Here’s what they didn’t do: They didn’t allow a white supremacist rally to be held the very same day in the same city where Jews were murdered by a white supremacist. Looking back, it would have been incomprehensible for such an event to have occurred. People of conscience would not have allowed it.
But things are different now, since Oct. 7, 2023, when Hamas’ brutal attack on Israel unleashed, or maybe just revealed, a torrent of anti-Jewish hate simmering just below the surface of society, waiting for an excuse to emerge full-throttled.
The world’s relationship to Jews has changed drastically.
While it was appalling enough that anti-Israel protests were scheduled to occur in Great Britain on Yom Kippur, it was beyond sickening that those demonstrations actually proceeded in the wake of the Manchester attack.
While Al-Shamie’s motive was still being probed by the police at press time, the Guardian reported that he appeared to have “been fixated on the plight of Muslims in parts of the Middle East, particularly in recent years in Gaza.” An X account believed to belong to the attacker had a machine gun as its profile picture, “alongside a white flower, and what appears to be a copy of the Qur’an.”
The Jewish Chronicle of Great Britain reported that the killer’s father “who named his son Jihad, posted a Facebook message on October 7 gushing with praise for the Hamas terrorists. Faraj Al-Shamie wrote about them: ‘Men like these prove that they are men of God and regardless who leads them, they are the real compass of men who are confident of their victory.’”
Police said that Al-Shamie “may have been influenced by extreme Islamist ideology”
In saner times, it would be beyond belief that the organizers of a protest against the U.K.’s ban on a group called Palestine Action would reject a plea from London police to postpone their rally after the Manchester murders. But these are not saner times.
So, instead, an anti-Israel protest took place in Manchester city center that very night. And demonstrators in London, who went ahead with their protest in support of a flotilla supposedly carrying aid to Gaza, clashed with police.

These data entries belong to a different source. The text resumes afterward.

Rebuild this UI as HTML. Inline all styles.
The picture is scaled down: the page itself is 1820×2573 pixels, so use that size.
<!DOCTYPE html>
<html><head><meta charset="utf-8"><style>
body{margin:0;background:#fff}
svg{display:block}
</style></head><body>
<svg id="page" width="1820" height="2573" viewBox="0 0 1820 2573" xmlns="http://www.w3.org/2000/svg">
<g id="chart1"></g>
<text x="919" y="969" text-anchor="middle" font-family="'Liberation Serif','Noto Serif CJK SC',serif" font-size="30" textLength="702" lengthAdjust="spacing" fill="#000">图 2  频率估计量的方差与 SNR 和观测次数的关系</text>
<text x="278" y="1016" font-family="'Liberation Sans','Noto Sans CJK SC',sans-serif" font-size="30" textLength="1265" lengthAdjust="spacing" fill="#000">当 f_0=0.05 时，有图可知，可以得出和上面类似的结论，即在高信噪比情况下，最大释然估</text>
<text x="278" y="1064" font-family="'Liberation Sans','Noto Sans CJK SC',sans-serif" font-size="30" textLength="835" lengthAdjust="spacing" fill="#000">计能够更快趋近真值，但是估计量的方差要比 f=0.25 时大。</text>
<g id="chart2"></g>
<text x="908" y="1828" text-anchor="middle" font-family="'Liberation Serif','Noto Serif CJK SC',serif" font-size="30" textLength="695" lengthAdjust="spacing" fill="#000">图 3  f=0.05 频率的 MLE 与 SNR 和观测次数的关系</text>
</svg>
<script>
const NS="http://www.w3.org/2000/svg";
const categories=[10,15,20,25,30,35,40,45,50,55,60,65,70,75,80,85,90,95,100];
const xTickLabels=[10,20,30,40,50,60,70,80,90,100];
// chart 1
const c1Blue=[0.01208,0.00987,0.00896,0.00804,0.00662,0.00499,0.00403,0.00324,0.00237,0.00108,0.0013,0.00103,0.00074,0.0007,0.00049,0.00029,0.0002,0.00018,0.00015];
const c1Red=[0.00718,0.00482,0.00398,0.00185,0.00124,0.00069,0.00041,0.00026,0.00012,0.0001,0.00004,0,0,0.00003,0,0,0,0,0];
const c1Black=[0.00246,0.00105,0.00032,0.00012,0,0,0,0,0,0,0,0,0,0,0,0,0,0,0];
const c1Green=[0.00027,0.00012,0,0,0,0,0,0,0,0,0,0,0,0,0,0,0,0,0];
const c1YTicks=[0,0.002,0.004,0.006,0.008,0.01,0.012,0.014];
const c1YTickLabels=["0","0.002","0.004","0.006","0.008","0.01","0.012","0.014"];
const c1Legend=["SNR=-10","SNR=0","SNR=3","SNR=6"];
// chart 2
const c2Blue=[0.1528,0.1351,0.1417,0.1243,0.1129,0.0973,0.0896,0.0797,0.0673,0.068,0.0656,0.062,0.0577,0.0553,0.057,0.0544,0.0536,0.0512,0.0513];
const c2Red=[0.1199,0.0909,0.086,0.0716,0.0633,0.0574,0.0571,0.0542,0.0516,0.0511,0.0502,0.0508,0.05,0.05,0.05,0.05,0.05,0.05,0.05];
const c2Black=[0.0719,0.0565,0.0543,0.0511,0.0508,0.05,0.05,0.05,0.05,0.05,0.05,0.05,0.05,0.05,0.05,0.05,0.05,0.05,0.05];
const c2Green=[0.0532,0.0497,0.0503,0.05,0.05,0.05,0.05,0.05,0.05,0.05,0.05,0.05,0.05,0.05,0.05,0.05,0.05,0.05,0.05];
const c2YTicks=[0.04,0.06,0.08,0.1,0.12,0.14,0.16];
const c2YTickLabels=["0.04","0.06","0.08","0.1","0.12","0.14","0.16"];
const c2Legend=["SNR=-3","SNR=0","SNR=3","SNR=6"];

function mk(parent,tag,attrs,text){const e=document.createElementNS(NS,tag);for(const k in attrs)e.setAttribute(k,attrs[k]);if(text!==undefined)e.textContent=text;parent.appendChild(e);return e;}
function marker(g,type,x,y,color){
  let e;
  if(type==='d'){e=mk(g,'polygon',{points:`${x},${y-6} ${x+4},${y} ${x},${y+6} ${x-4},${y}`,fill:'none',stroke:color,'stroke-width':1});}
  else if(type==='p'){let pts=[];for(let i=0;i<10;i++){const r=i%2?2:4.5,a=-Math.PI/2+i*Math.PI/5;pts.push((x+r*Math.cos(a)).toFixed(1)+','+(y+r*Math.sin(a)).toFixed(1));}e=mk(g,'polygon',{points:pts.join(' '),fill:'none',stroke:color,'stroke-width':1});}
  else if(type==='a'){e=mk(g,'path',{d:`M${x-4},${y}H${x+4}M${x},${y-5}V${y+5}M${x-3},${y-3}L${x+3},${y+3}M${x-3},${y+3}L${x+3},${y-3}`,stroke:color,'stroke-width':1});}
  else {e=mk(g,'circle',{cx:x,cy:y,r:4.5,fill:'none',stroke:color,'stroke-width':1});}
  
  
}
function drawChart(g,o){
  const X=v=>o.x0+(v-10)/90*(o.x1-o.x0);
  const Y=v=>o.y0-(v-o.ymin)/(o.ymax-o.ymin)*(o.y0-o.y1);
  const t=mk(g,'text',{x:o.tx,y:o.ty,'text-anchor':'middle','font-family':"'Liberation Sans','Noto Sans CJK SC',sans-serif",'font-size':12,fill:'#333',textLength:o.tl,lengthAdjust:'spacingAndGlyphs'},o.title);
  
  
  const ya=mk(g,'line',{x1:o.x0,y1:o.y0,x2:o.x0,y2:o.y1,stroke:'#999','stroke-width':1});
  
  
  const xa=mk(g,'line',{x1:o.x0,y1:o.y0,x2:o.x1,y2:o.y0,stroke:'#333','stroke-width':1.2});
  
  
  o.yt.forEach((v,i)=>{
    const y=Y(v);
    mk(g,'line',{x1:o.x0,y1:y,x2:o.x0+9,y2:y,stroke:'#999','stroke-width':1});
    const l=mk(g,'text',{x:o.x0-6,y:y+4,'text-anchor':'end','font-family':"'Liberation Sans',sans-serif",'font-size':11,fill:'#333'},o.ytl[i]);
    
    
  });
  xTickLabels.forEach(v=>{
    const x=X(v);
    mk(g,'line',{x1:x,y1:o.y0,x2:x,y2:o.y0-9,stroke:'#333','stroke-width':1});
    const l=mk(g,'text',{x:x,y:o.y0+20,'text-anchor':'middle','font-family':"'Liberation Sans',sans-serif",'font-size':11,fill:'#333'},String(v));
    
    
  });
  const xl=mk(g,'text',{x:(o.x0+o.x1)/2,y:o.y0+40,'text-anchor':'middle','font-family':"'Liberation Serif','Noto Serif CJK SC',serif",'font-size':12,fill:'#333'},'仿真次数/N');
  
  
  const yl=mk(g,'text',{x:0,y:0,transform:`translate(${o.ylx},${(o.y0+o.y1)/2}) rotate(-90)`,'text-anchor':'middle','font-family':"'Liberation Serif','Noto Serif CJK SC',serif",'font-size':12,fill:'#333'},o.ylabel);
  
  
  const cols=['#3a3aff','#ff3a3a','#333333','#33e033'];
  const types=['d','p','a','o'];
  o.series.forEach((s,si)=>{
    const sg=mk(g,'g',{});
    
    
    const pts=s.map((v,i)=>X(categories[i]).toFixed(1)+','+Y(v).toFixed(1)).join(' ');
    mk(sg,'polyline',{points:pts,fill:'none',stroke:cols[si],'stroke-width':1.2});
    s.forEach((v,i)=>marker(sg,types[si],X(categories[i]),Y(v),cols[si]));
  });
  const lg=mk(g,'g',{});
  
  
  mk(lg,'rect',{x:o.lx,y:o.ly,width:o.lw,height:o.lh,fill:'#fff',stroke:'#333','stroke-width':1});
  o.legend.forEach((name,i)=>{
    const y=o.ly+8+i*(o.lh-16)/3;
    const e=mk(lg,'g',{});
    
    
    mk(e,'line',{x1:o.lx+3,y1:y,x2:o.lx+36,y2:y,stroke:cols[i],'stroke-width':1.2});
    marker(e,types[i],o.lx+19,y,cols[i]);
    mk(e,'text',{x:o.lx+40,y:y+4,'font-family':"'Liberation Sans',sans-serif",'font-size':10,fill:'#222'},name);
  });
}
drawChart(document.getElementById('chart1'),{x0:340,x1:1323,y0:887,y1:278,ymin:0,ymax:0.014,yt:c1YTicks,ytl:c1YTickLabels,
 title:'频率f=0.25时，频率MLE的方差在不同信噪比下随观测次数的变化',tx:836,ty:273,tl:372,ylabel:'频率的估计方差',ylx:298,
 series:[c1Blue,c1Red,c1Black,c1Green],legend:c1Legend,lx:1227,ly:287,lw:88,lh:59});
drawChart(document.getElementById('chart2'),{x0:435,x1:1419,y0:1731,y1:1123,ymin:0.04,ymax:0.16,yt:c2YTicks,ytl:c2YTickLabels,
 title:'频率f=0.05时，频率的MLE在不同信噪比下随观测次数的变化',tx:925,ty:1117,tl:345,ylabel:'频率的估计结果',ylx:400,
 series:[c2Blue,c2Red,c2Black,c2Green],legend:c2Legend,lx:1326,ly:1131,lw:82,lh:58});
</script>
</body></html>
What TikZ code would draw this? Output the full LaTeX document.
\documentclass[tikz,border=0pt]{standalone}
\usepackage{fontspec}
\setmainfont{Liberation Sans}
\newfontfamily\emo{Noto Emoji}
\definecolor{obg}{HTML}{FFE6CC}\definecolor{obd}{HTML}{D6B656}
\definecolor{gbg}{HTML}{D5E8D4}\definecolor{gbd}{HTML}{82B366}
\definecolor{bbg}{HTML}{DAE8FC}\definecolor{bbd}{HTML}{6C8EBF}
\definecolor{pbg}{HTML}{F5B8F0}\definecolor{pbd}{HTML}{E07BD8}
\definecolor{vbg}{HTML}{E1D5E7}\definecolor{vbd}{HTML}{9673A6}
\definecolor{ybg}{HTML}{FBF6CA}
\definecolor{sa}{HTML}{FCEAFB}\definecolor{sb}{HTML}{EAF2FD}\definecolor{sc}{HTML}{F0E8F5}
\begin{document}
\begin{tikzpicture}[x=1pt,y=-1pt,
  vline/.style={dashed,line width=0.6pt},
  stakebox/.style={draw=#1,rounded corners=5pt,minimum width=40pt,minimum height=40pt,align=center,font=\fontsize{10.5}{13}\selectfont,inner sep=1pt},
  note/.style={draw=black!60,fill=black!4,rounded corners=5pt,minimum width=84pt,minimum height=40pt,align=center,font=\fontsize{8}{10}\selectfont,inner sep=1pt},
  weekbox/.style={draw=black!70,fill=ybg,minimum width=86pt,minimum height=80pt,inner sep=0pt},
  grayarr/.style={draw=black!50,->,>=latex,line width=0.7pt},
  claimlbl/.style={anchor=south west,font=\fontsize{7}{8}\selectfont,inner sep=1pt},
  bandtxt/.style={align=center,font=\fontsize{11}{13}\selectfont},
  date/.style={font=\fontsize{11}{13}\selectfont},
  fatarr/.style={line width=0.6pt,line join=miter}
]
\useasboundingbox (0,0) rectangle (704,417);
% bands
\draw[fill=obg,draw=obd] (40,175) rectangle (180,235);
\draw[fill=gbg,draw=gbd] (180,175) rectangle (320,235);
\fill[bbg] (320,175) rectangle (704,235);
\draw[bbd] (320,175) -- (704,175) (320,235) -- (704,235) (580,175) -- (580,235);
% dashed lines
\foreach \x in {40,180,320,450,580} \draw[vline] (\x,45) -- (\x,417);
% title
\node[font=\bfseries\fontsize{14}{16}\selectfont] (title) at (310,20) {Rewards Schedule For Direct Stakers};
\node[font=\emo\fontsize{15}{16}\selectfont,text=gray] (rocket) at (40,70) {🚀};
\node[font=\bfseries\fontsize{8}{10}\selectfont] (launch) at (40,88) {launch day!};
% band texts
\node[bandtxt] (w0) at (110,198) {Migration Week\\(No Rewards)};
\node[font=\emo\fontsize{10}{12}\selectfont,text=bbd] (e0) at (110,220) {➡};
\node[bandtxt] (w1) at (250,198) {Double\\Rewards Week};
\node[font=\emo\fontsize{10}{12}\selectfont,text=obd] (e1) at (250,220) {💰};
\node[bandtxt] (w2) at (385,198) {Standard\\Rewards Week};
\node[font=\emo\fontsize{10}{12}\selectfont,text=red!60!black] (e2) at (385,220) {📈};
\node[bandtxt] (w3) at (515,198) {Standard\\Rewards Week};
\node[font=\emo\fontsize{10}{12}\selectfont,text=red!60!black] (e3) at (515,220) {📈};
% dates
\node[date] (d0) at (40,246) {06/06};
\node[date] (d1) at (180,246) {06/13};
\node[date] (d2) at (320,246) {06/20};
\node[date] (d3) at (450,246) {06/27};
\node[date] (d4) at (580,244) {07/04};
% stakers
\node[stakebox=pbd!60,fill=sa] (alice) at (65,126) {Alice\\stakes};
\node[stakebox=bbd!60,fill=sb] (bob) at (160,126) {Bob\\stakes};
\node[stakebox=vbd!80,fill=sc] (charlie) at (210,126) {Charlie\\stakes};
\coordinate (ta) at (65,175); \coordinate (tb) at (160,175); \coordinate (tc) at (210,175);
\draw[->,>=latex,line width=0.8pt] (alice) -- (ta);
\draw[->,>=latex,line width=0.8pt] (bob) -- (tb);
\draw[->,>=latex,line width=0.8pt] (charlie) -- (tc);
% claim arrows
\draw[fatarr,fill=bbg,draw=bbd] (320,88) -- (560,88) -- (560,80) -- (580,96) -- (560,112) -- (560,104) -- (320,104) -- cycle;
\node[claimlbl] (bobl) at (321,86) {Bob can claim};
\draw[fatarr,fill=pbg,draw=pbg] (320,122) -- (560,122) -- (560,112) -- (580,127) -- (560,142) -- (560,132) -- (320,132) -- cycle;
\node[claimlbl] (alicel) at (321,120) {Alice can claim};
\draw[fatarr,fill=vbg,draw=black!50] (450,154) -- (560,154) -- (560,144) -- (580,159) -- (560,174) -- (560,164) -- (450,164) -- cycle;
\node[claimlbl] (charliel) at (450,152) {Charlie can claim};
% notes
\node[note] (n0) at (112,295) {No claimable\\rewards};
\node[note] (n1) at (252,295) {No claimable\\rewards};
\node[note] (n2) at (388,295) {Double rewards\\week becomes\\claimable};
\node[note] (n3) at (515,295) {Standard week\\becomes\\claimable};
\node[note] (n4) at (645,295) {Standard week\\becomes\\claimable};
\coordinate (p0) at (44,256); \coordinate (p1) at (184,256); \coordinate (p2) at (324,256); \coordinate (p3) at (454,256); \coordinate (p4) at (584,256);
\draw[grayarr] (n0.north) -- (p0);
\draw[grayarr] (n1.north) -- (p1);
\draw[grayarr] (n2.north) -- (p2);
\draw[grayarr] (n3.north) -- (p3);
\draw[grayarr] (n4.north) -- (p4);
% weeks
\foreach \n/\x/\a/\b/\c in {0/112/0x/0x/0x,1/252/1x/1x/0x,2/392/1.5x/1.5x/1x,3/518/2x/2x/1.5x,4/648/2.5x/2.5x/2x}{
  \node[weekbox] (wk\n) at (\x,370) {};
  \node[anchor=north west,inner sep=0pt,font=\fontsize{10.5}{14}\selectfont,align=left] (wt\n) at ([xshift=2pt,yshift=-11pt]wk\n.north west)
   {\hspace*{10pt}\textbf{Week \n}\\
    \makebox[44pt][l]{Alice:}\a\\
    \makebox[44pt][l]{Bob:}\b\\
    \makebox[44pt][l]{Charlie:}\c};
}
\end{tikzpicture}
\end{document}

“Large crowds carrying Palestinian flags and placards could be seen on Whitehall into the evening,” BBC reported.
The U.K.’s Chief Rabbi, Sir Ephraim Mirvis, told BBC Radio 4, that the Yom Kippur attack was “something which actually we were fearing might happen because of the build up to this action. … You cannot separate the words on our streets, the actions of people in this way, and what inevitably results, which was yesterday’s terrorist attack.”
We mourn with the Jews of Manchester. We feel their pain in our bones. And although the death toll — thank God — was less than ours in Pittsburgh, we know in some ways their experience has been worse.
We urge the worldwide Jewish community to stand united against antisemitism, in all its forms, to support each other in times of heartbreak, and to continue building bridges with our non-Jewish neighbors to foster understanding and allyship.